Opinion

Should Parents Be Bribing Their Kids?

By Amelie S.

Many parents bribe their kids thinking they are going to learn how to behave because of the money, but these parents do not know how it later affects their kids in the real world. Many parents do not know that the behavior is temporary, and may even cause problems later on in their child’s life. Parents should not pay off their children because children may lose interest in things, could change their behavior, and will not normalize the desired behavior by parents. 

Bribing children has bad long-term results as kids might lose interest in activities such as school and extracurricular activities. An experiment conducted by Ryan and Deci states, “When Deci announced that the time was up, and left participants in each of the two rooms alone for a while, members of the group that had been paid for their work tended to drift away from the task to read magazines, while the group that had never been paid was more likely to continue working on the puzzles. Deci concluded that the people offered money no longer experienced that intrinsic motivation.” People who are offered money develop extrinsic motivation towards an experience. When this happens, they may not want to continue doing that experience. 

Also, according to the article “Train a Parent, Spare a Child” by The New York Times, “As early as the 1960s, Edward Deci, then a psychology graduate student at Carnegie Mellon, showed that when external rewards are given, subjects ‘lose intrinsic interest for the activity.’” In other words, kids may lose interest in things when they are rewarded for it since they are only doing that experience just to get the reward, and they stop when the reward is dropped. Parents should not reward kids for doing things since they will lose interest in the activities they are participating in. 

Another reason why guardians should not bribe their children is that when children are regularly bribed, they will not learn the expected behavior as a way of life. It could diminish their feelings of the importance of the expected behavior. For instance, author Laura Markham Ph.D. says, “Research shows that rewarding a child for a behavior communicates that the behavior must be unpleasant, since you ‘have to be rewarded’ for doing it.” The child being bribed will learn to know the task they are bribed for is bad and that they are being given something to do to make it not so unpleasant. 

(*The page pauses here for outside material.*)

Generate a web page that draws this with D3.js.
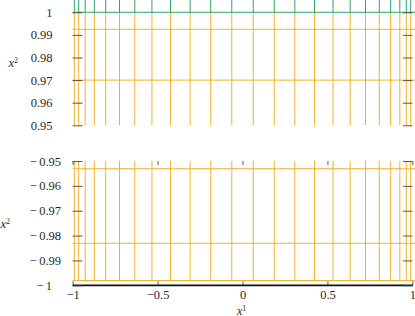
<!DOCTYPE html>
<html><head><meta charset="utf-8">
<script src="https://cdn.jsdelivr.net/npm/d3@7"></script>
<style>
html,body{margin:0;padding:0;background:#fff;}
svg{display:block;}
svg text{font-family:"Liberation Serif","Times New Roman",Times,"Noto Serif","DejaVu Serif",serif !important;fill:#2a2a2a;}
</style></head>
<body>
<svg id="c" width="415" height="316"></svg>
<script>
// ---- data ----
const xNodes = [-0.990,-0.964,-0.926,-0.872,-0.805,-0.724,-0.634,-0.533,-0.424,-0.308,-0.187,-0.063,
                 0.063,0.187,0.308,0.424,0.533,0.634,0.724,0.805,0.872,0.926,0.964,0.990];
const topLevels = [0.9925, 0.970];
const topBoundary = [1];
const bottomLevels = [-0.9531, -0.9831, -0.9981];
const bottomBoundary = [-1];
const xTicks = [-1, -0.5, 0, 0.5, 1];
const xTickLabels = ["\u22121", "\u22120.5", "0", "0.5", "1"];
const topTicks = [0.95, 0.96, 0.97, 0.98, 0.99, 1];
const topTickLabels = ["0.95", "0.96", "0.97", "0.98", "0.99", "1"];
const bottomTicks = [-1, -0.99, -0.98, -0.97, -0.96, -0.95];
const bottomTickLabels = ["\u2212\u20091", "\u2212\u20090.99", "\u2212\u20090.98", "\u2212\u20090.97", "\u2212\u20090.96", "\u2212\u20090.95"];

const FONT = '"Liberation Serif","Times New Roman",Times,"Noto Serif","DejaVu Serif",serif';
const ORANGE = "#f0b12c", GREEN = "#2ea46a";
const svg = d3.select("#c");
const x = d3.scaleLinear().domain([-1, 1]).range([72.6, 412.4]);
const yT = d3.scaleLinear().domain([0.95, 1]).range([125.3, 12.3]);
const yB = d3.scaleLinear().domain([-1, -0.95]).range([285.3, 161]);

// ---- top panel ----
const gT = svg.append("g");
gT.selectAll("line.v").data(xNodes).join("line")
  .attr("x1", d => x(d)).attr("x2", d => x(d))
  .attr("y1", yT(0.95)).attr("y2", yT(1))
  .attr("stroke", ORANGE).attr("stroke-width", 1);
gT.selectAll("line.g").data(xNodes).join("line")
  .attr("x1", d => x(d)).attr("x2", d => x(d))
  .attr("y1", yT(1)).attr("y2", 0)
  .attr("stroke", GREEN).attr("stroke-width", 1);
gT.selectAll("line.h").data(topLevels).join("line")
  .attr("x1", x(-1)).attr("x2", 415)
  .attr("y1", d => yT(d)).attr("y2", d => yT(d))
  .attr("stroke", ORANGE).attr("stroke-width", 1);
gT.selectAll("line.b").data(topBoundary).join("line")
  .attr("x1", x(-1)).attr("x2", 415)
  .attr("y1", d => yT(d)).attr("y2", d => yT(d))
  .attr("stroke", GREEN).attr("stroke-width", 1.1);

// ---- bottom panel ----
const gB = svg.append("g");
gB.selectAll("line.v").data(xNodes).join("line")
  .attr("x1", d => x(d)).attr("x2", d => x(d))
  .attr("y1", yB(-0.95)).attr("y2", yB(bottomLevels[2]))
  .attr("stroke", ORANGE).attr("stroke-width", 1);
gB.selectAll("line.h").data(bottomLevels).join("line")
  .attr("x1", x(-1)).attr("x2", 415)
  .attr("y1", d => yB(d)).attr("y2", d => yB(d))
  .attr("stroke", ORANGE).attr("stroke-width", 1);
gB.selectAll("line.b").data(bottomBoundary).join("line")
  .attr("x1", x(-1)).attr("x2", x(1) + 0.6)
  .attr("y1", d => yB(d)).attr("y2", d => yB(d))
  .attr("stroke", "#111").attr("stroke-width", 1.7);

// ---- axes ----
function styleAxis(g){
  g.attr("font-family", FONT);
  g.select(".domain").remove();
  g.selectAll(".tick line").attr("stroke", "#444").attr("stroke-width", 0.9);
  g.selectAll(".tick text").attr("font-size", 12.5).attr("fill", "#2a2a2a")
   .style("font-family", FONT);
}
// top panel y ticks
svg.append("g").attr("transform", `translate(${x(-1)},0)`)
  .call(d3.axisLeft(yT).tickValues(topTicks).tickSize(-10).tickPadding(20)
        .tickFormat((d,i) => topTickLabels[i]))
  .call(styleAxis);
svg.append("g").attr("transform", `translate(${x(1)},0)`)
  .call(d3.axisRight(yT).tickValues(topTicks).tickSize(-9.5).tickFormat(""))
  .call(styleAxis);
// bottom panel y ticks
svg.append("g").attr("transform", `translate(${x(-1)},0)`)
  .call(d3.axisLeft(yB).tickValues(bottomTicks).tickSize(-10).tickPadding(11.5)
        .tickFormat((d,i) => bottomTickLabels[i]))
  .call(styleAxis)
  .call(g => g.selectAll(".tick text").filter(d => d === -1).attr("x", -20.5));
svg.append("g").attr("transform", `translate(${x(1)},0)`)
  .call(d3.axisRight(yB).tickValues(bottomTicks).tickSize(-9.5).tickFormat(""))
  .call(styleAxis);
// bottom panel x ticks (top & bottom, inward)
svg.append("g").attr("transform", `translate(0,${yB(-0.95)})`)
  .call(d3.axisTop(x).tickValues(xTicks).tickSize(-4).tickFormat(""))
  .call(styleAxis);
svg.append("g").attr("transform", `translate(0,${yB(-1)})`)
  .call(d3.axisBottom(x).tickValues(xTicks).tickSize(-4).tickPadding(5)
        .tickFormat((d,i) => xTickLabels[i]))
  .call(styleAxis);

// ---- axis titles ----
function title(g, xx, yy, sup, fs){
  const t = g.append("text").attr("x", xx).attr("y", yy)
    .attr("font-size", fs).attr("font-style", "italic").style("font-family", FONT);
  t.append("tspan").text("x");
  t.append("tspan").attr("dy", -4).attr("font-size", 8).attr("font-style", "normal").text(sup);
}
title(svg, 8.5, 67, "2", 12.5);
title(svg, 0.5, 228, "2", 12.5);
title(svg, 237, 314.5, "1", 12);
</script>
</body></html>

Moreover, in “Train a Parent, Spare a Child,” “Alan Kazdin, the director of the Yale Parenting Center, said the problem with incentives is they focus too much attention on the desired result instead of the behavior that leads up to the result. ‘You can’t throw rewards at behaviors that don’t exist and get them.’” Parents should teach children the desired behavior they expect so that it becomes normalized instead of rewarding them and hoping the kid’s behavior meets the expectation. Therefore, when bribing children, the child may learn to dislike the behavior their parents bribed them to have. Parents might also not be normalizing the desired behavior they want because the child is only trying to get the reward in the end. 

While some bribes can lead to bad things for a child, others lead to good things, too. Ana Swanson, the writer of “The Scientific Case For Bribing Your Kids,” states, “Two months after the end of the experiment, kids who had been rewarded for their health behavior for a period of five weeks were still eating 44 percent more fruit and vegetables than they had before the experiment begun.” Bribes can cause people to have certain behaviors, but ultimately they undermine intrinsic motivation. Rewards take away the opportunity to learn that the foods are good for their health. For example, the article “The Scientific Case For Bribing Your Kids” says, “In a 1999 analysis of 128 previous studies, researchers found that giving people rewards significantly reduced their motivation to pursue the activity when they were not given a reward.” When a child gets bribed, they lose interest in the activity, do not focus on the value of the behavior, and the behavior never sticks or becomes a way of life. Temporary behavior is only based on the reward, so most children will make the desired change. But even if they keep meeting the objective, they might still lose interest in the activity. This is because they continue to do it for the reward they are getting.   

Parents should not bribe children because they may lose interest in things, and they may not embrace learning why a behavior should become their usual way of life or see any real value in it. Although bribing children will have a temporary behavior change, kids will never learn the value of actually learning the behavior as a way of life and not just for the reward they get in the end. Ultimately, it is best not to bribe kids for long and short-term effects on children.